A1599
Title: How does the US stock market react to climate concern shocks across frequencies: A wavelet analysis
Authors: Andrea Cipollini - University of Palermo (Italy) [presenting]
Iolanda Lo Cascio - University of Palermo (Italy)
Fabio Parla - University of Palermo (Italy)
Fabio Parla - University of Palermo (Italy)
Abstract: A number of studies on climate risk hedging through investment in equities have examined the performance of a green-minus-brown (GMB) portfolio of stocks in terms of both the expected and unexpected portfolio stock return performance. The recent study explains the observed outperformance of green stocks relative to brown stocks (for the U.S.) through the unexpected component of the GMB portfolio return, driven by innovation to a climate concern index. It is argued that another study assumes that the role played by climate concern is invariant to frequency.
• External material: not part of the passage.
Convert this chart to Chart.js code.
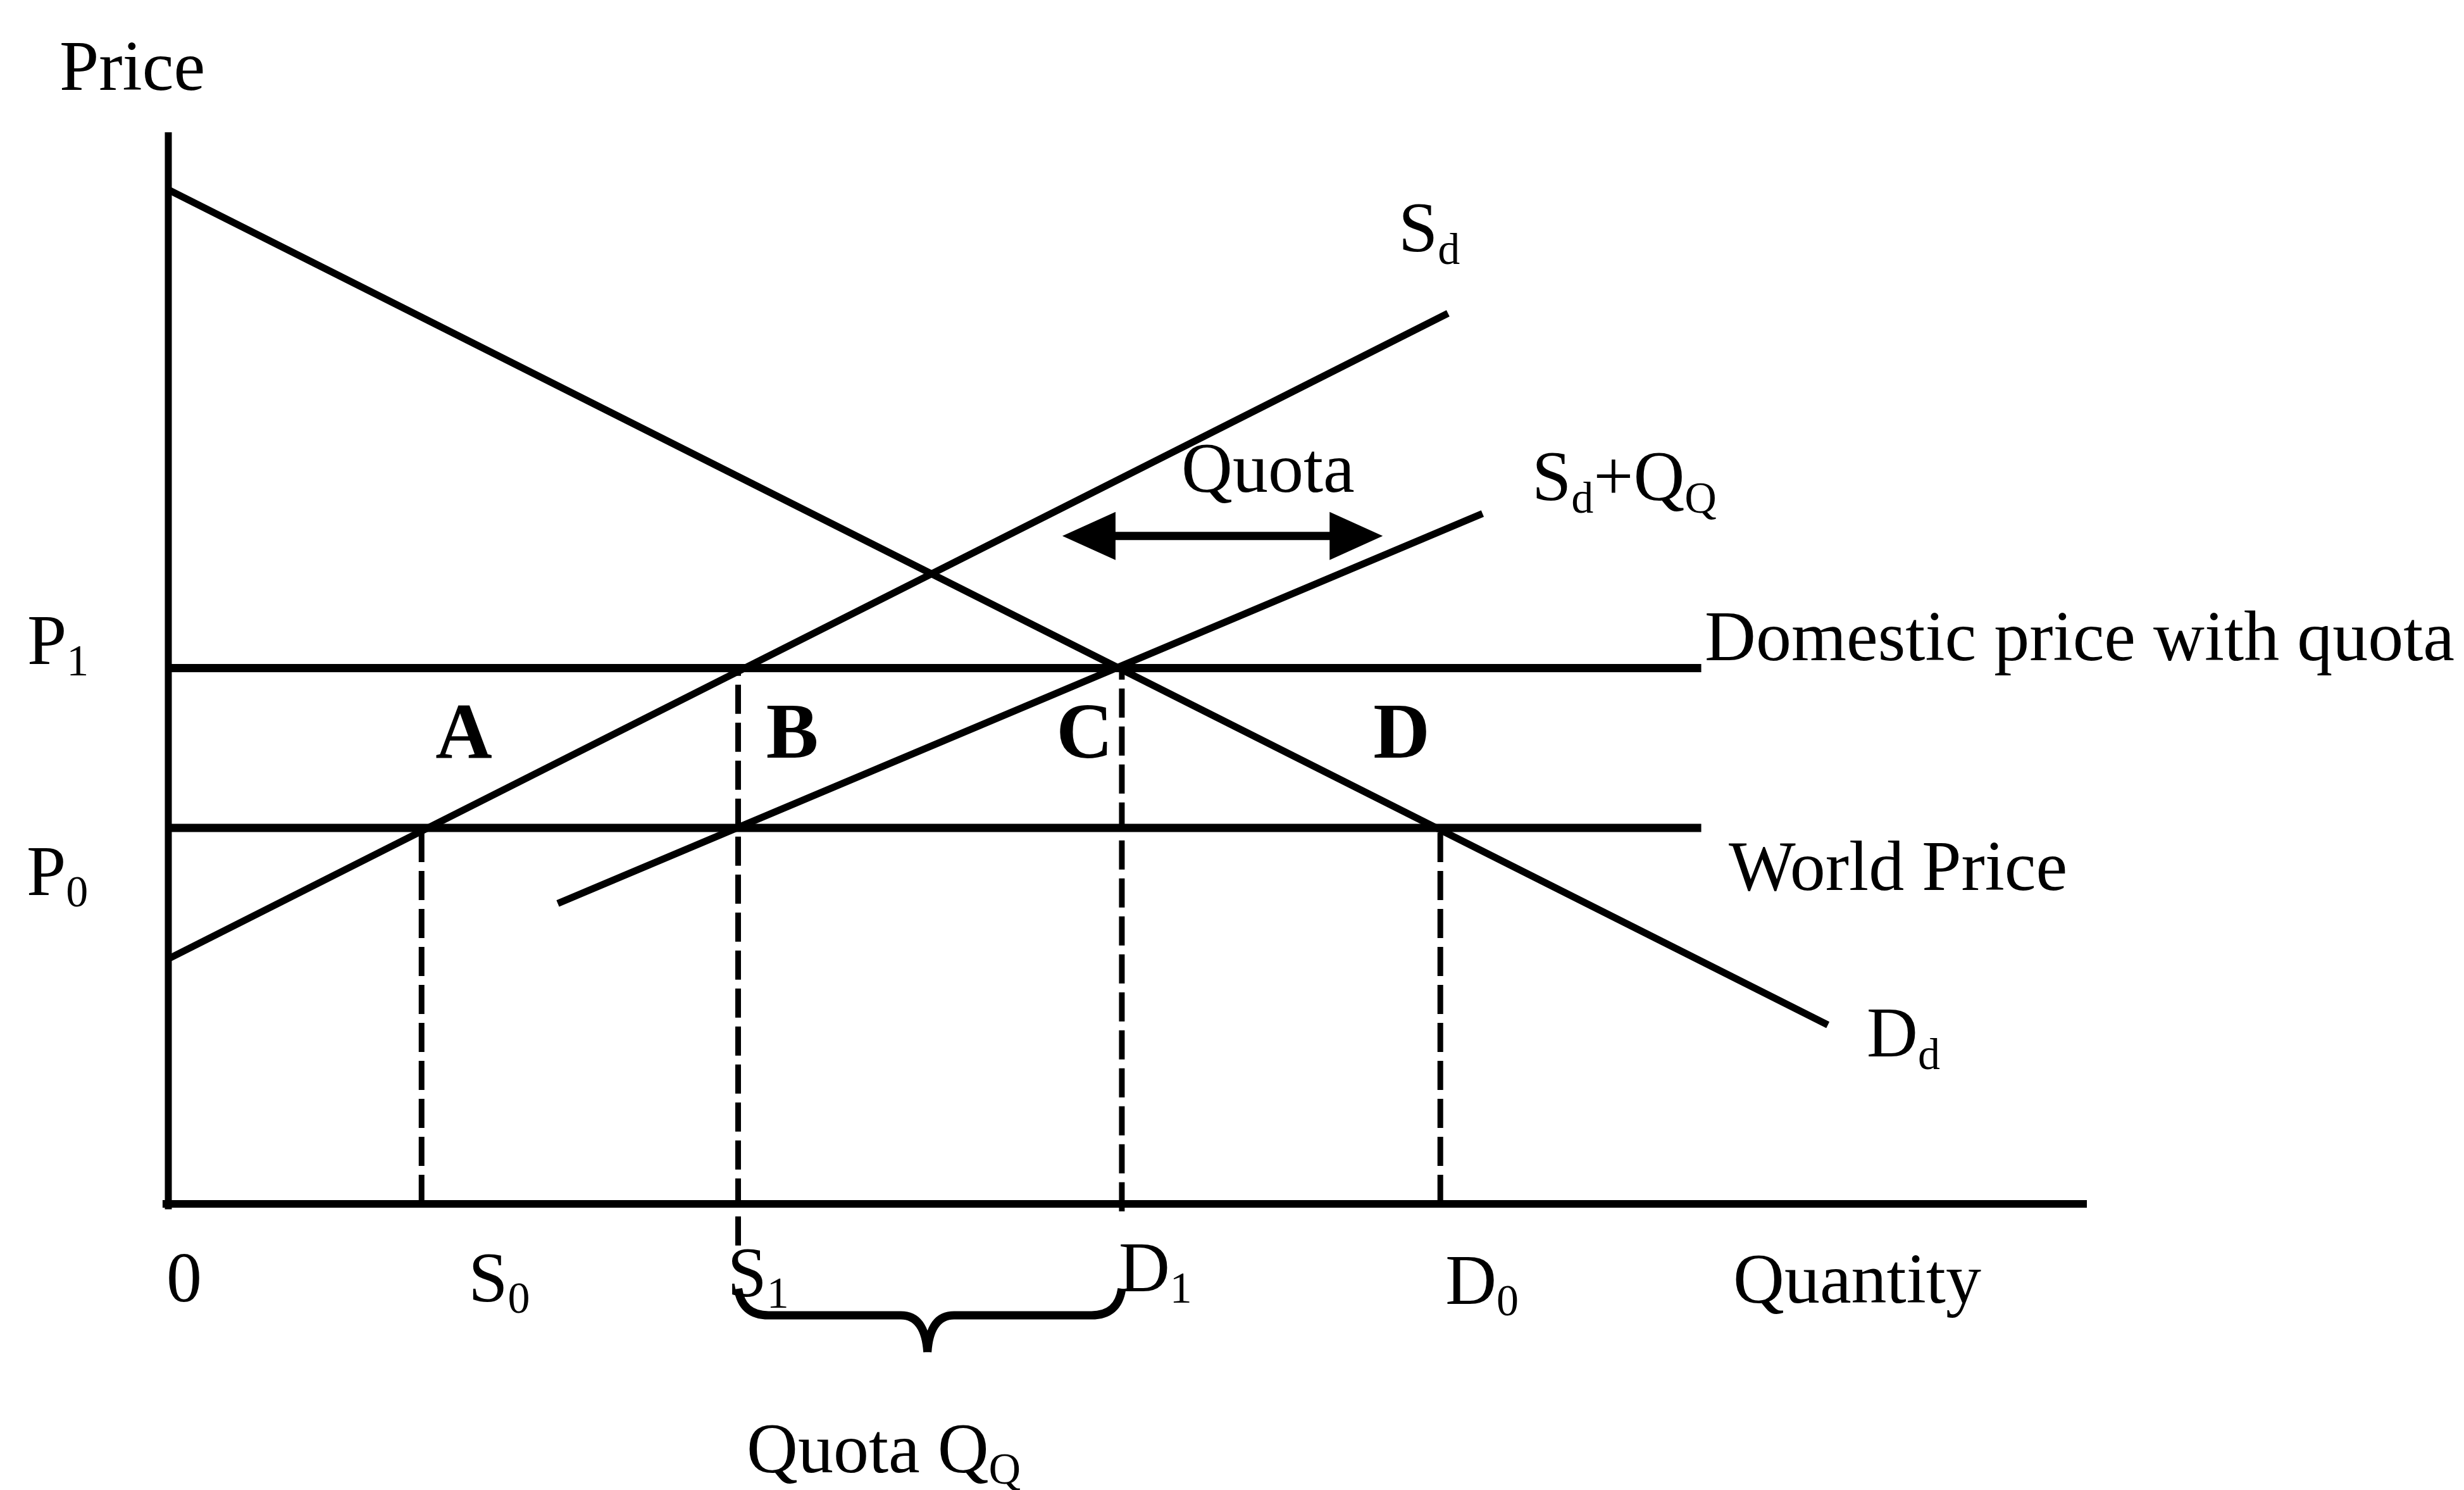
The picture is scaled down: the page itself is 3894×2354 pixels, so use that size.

In line with another study, a spectral factor model is used to study whether systematic risk, in particular climate risk, varies across frequencies, hence whether a rise in climate concern develops especially over medium-term cycles (between 16 and 32 months) rather than short-term ones (between two and four months). The analysis is carried out by controlling for traditional Fama French factors and employing a factor decomposition of the covariance matrix of wavelet coefficients of the financial time series used using the MODWT filter.